If you register the copyright for a t-shirt design, are you required to print the © symbol on the shirt?


----------



## tim3560 (Jan 7, 2007)

*Re: if you officially register your copyright, are you required to use the © symbol on the design?*

I don't believe that you're required persay, but why would you not want to? If you speant the time and money to protect yourself from IP theft, and that little circle c could stop people from stealing from you, why not use it?


----------



## phillymatt (May 13, 2008)

*Re: if you officially register your copyright, are you required to use the © symbol on the design?*

I'd just rather not print the *©* if I don't have to. It kind of "takes away" from the design.


----------



## tim3560 (Jan 7, 2007)

*Re: if you officially register your copyright, are you required to use the © symbol on the design?*

what about just putting your website in small letters under the design and putting the copywright beside that. That way if they want to tell they're friends where they got the shirt it's right there if they forget and the copyright is on there descretely but still in full effect.


----------



## phillymatt (May 13, 2008)

*Re: if you officially register your copyright, are you required to use the © symbol on the design?*

My company's name/website will be on the shirt, but I'd just rather not put the copyright symbol on there if I don't have to. My company is a small, independent type, and I feel that the *© *would take away from that "feel".


----------



## COEDS (Oct 4, 2006)

*Re: if you officially register your copyright, are you required to use the © symbol on the design?*



phillymatt said:


> My company's name/website will be on the shirt, but I'd just rather not put the copyright symbol on there if I don't have to. My company is a small, independent type, and I feel that the *© *would take away from that "feel".

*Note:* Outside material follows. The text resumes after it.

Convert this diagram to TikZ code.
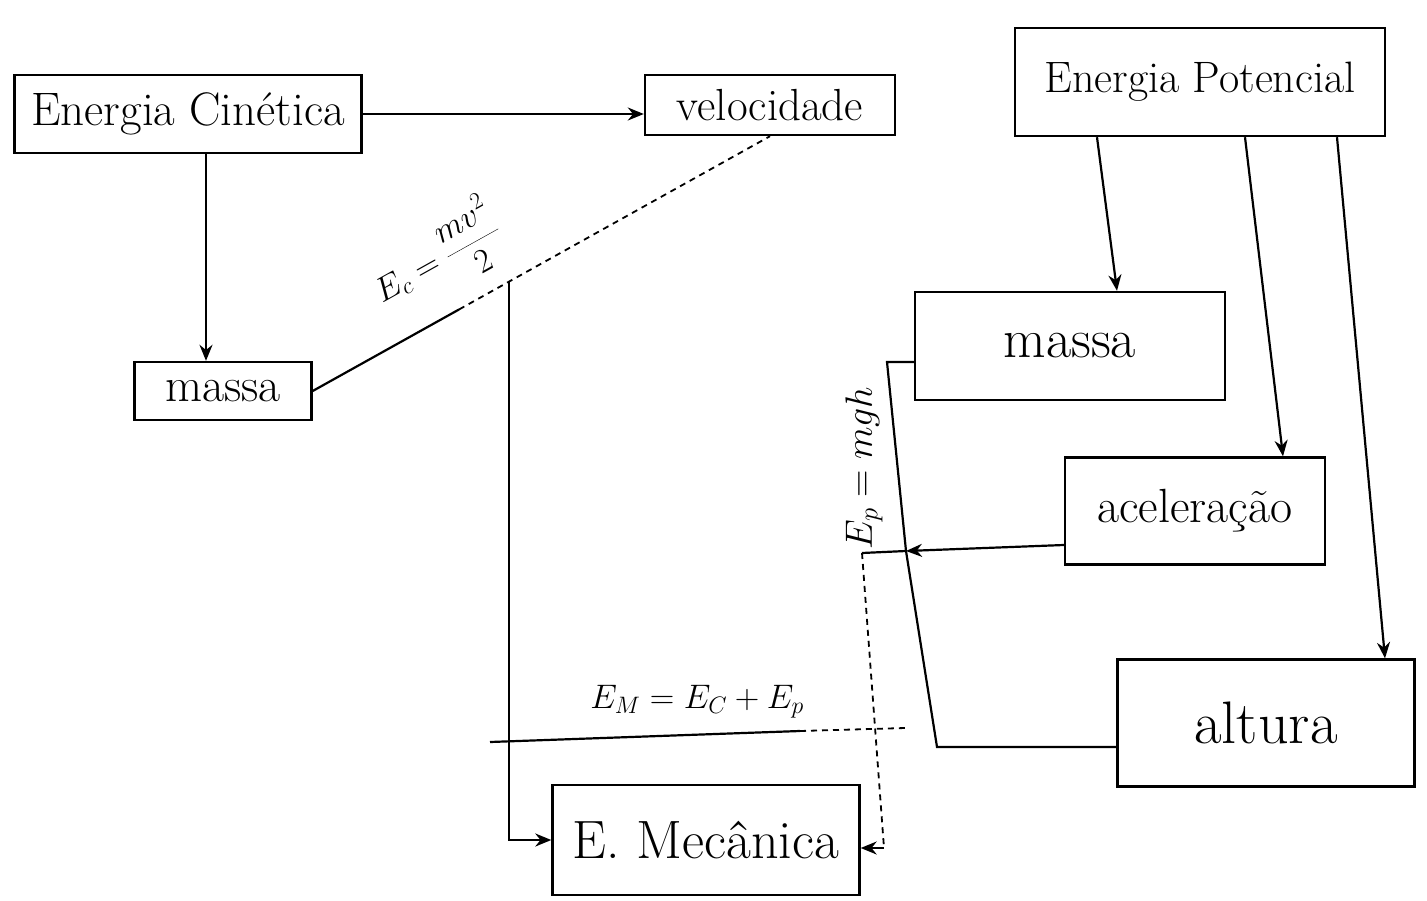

I think it would add credibility to your designs, I t would show they were official designs . I think some people are "brand" shoppers. This would help attract those customers and they are willing to pay the premium price . A prime example is a Escalade verses the Suburban. The same basic drive train and vehicle with a different name. ..... JB


----------



## Sheepsalt (Sep 12, 2007)

*Re: if you officially register your copyright, are you required to use the © symbol on the design?*

If you don't put the _*© *_symbol somewhere on your designs, I'm not sure whether you can pursue an infringement case.


----------



## highstyleinc (Apr 4, 2007)

*Re: if you officially register your copyright, are you required to use the © symbol on the design?*

You don't have to put it on your shirt, but you should put it on your hangtag and on your website.


----------



## DSGRAPHITA (May 15, 2008)

*Re: if you officially register your copyright, are you required to use the © symbol on the design?*

The copyright symbol makes your position stronger. The registration gives you a huge legal advantage - in any major court case, you get attorney's fees and you would not otherwise.


----------